Quote every line below exactly as it reads.

## Given information
+++++
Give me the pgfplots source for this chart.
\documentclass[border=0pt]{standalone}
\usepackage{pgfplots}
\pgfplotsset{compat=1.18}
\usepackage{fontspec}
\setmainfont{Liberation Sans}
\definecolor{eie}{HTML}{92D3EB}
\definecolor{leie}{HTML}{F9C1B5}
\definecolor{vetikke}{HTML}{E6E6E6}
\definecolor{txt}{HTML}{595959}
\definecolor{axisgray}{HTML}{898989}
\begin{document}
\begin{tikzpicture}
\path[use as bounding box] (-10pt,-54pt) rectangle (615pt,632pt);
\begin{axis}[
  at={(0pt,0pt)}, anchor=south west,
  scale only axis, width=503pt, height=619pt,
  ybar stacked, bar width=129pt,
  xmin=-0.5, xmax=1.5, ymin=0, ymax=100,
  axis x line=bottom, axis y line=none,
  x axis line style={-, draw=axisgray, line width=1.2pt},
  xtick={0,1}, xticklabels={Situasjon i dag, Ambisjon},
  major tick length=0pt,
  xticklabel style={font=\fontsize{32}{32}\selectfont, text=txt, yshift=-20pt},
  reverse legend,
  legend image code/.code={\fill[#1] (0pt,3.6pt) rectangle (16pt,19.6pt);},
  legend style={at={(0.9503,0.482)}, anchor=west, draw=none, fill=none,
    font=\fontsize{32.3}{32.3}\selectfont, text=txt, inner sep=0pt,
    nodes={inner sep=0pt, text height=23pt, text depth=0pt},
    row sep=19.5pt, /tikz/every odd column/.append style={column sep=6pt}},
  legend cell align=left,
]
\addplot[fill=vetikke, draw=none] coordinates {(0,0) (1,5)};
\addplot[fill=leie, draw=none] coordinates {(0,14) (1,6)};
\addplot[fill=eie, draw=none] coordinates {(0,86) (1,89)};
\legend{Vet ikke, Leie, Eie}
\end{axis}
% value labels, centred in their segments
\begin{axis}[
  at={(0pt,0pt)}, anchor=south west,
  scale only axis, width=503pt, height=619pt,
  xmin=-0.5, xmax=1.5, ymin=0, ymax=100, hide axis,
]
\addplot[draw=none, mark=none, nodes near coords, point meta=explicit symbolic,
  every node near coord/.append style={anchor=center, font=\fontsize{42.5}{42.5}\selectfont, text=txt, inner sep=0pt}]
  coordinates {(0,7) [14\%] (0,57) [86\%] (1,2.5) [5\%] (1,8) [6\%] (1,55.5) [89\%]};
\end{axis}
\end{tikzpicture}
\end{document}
+++++
## Task solution
Give me the pgfplots source for this chart.
\documentclass[border=0pt]{standalone}
\usepackage{pgfplots}
\pgfplotsset{compat=1.18}
\usepackage{fontspec}
\setmainfont{Liberation Sans}
\definecolor{eie}{HTML}{92D3EB}
\definecolor{leie}{HTML}{F9C1B5}
\definecolor{vetikke}{HTML}{E6E6E6}
\definecolor{txt}{HTML}{595959}
\definecolor{axisgray}{HTML}{898989}
\begin{document}
\begin{tikzpicture}
\path[use as bounding box] (-10pt,-54pt) rectangle (615pt,632pt);
\begin{axis}[
  at={(0pt,0pt)}, anchor=south west,
  scale only axis, width=503pt, height=619pt,
  ybar stacked, bar width=129pt,
  xmin=-0.5, xmax=1.5, ymin=0, ymax=100,
  axis x line=bottom, axis y line=none,
  x axis line style={-, draw=axisgray, line width=1.2pt},
  xtick={0,1}, xticklabels={Situasjon i dag, Ambisjon},
  major tick length=0pt,
  xticklabel style={font=\fontsize{32}{32}\selectfont, text=txt, yshift=-20pt},
  reverse legend,
  legend image code/.code={\fill[#1] (0pt,3.6pt) rectangle (16pt,19.6pt);},
  legend style={at={(0.9503,0.482)}, anchor=west, draw=none, fill=none,
    font=\fontsize{32.3}{32.3}\selectfont, text=txt, inner sep=0pt,
    nodes={inner sep=0pt, text height=23pt, text depth=0pt},
    row sep=19.5pt, /tikz/every odd column/.append style={column sep=6pt}},
  legend cell align=left,
]
\addplot[fill=vetikke, draw=none] coordinates {(0,0) (1,5)};
\addplot[fill=leie, draw=none] coordinates {(0,14) (1,6)};
\addplot[fill=eie, draw=none] coordinates {(0,86) (1,89)};
\legend{Vet ikke, Leie, Eie}
\end{axis}
% value labels, centred in their segments
\begin{axis}[
  at={(0pt,0pt)}, anchor=south west,
  scale only axis, width=503pt, height=619pt,
  xmin=-0.5, xmax=1.5, ymin=0, ymax=100, hide axis,
]
\addplot[draw=none, mark=none, nodes near coords, point meta=explicit symbolic,
  every node near coord/.append style={anchor=center, font=\fontsize{42.5}{42.5}\selectfont, text=txt, inner sep=0pt}]
  coordinates {(0,7) [14\%] (0,57) [86\%] (1,2.5) [5\%] (1,8) [6\%] (1,55.5) [89\%]};
\end{axis}
\end{tikzpicture}
\end{document}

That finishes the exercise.